Aldous Huxley was an English writer and philosopher. He wrote nearly 50 books—both novels and nonfiction works—as well as wideranging essays, narratives, and poems.
Born into the prominent Huxley family, he graduated from Balliol College, Oxford, with an undergraduate degree in English literature. Early in his career, he published short stories and poetry and edited the literary magazine Oxford Poetry, before going on to publish travel writing, satire, and screenplays. He spent the latter part of his life in the United States, living in Los Angeles from 1937 until his death. By the end of his life, Huxley was widely acknowledged as one of the foremost intellectuals of his time. He was nominated for the Nobel Prize in Literature nine times and was elected Companion of Literature by the Royal Society of Literature in 1962.
Huxley was a pacifist. He grew interested in philosophical mysticism and universalism, addressing these subjects with works such as The Perennial Philosophy (1945)—which illustrates commonalities between Western and Eastern mysticism—and The Doors of Perception (1954)—which interprets his own psychedelic experience with mescaline. In his most famous novel Brave New World (1932) and his final novel Island (1962), he presented his vision of dystopia and utopia, respectively.

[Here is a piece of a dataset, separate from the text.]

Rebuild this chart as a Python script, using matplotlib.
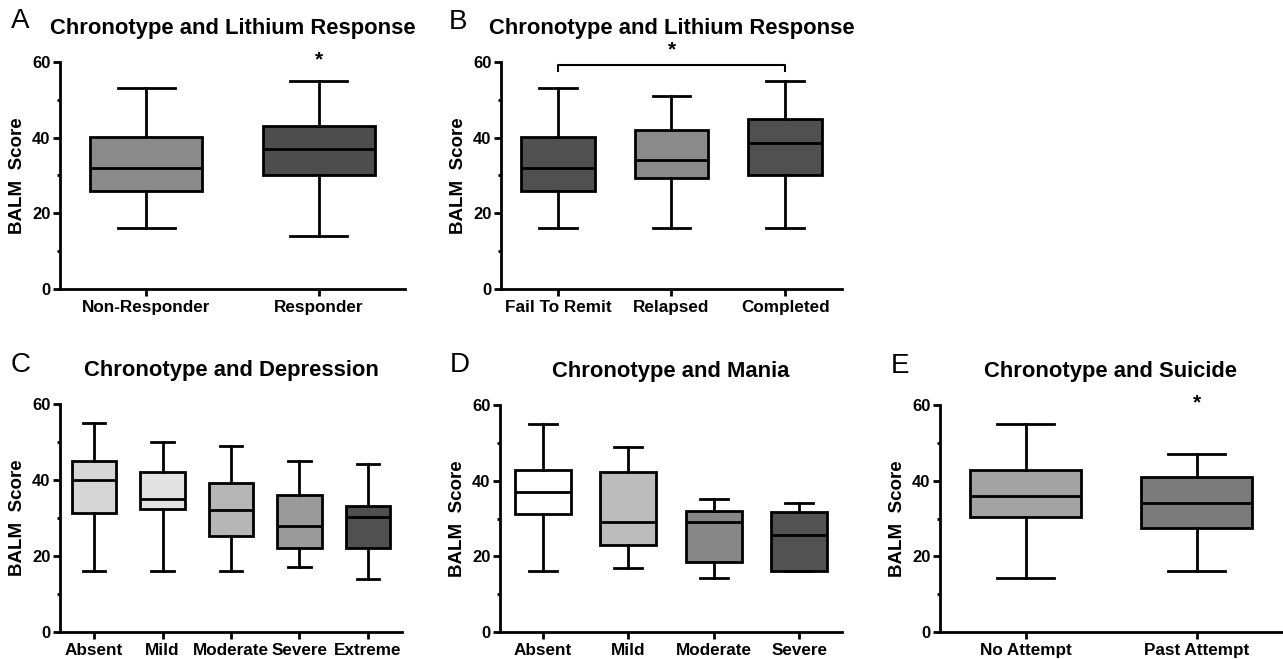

Mortal Coils is a collection of five short fictional pieces written by Aldous Huxley in 1921. Summary: The Gioconda smile Permutations among the nightingales The Tillotson banquet Green tunnels Nuns at luncheon. The title uses a phrase from Hamlet, Act 3, Scene 1: To die, to sleep, To sleep, perchance to dream; aye, there's the rub, For in that sleep of death, what dreams may come, When we have shuffled off this mortal coil, Must give us pause … The stories all concern themselves with some sort of trouble, normally of an amorous nature, and often ending with disappointment.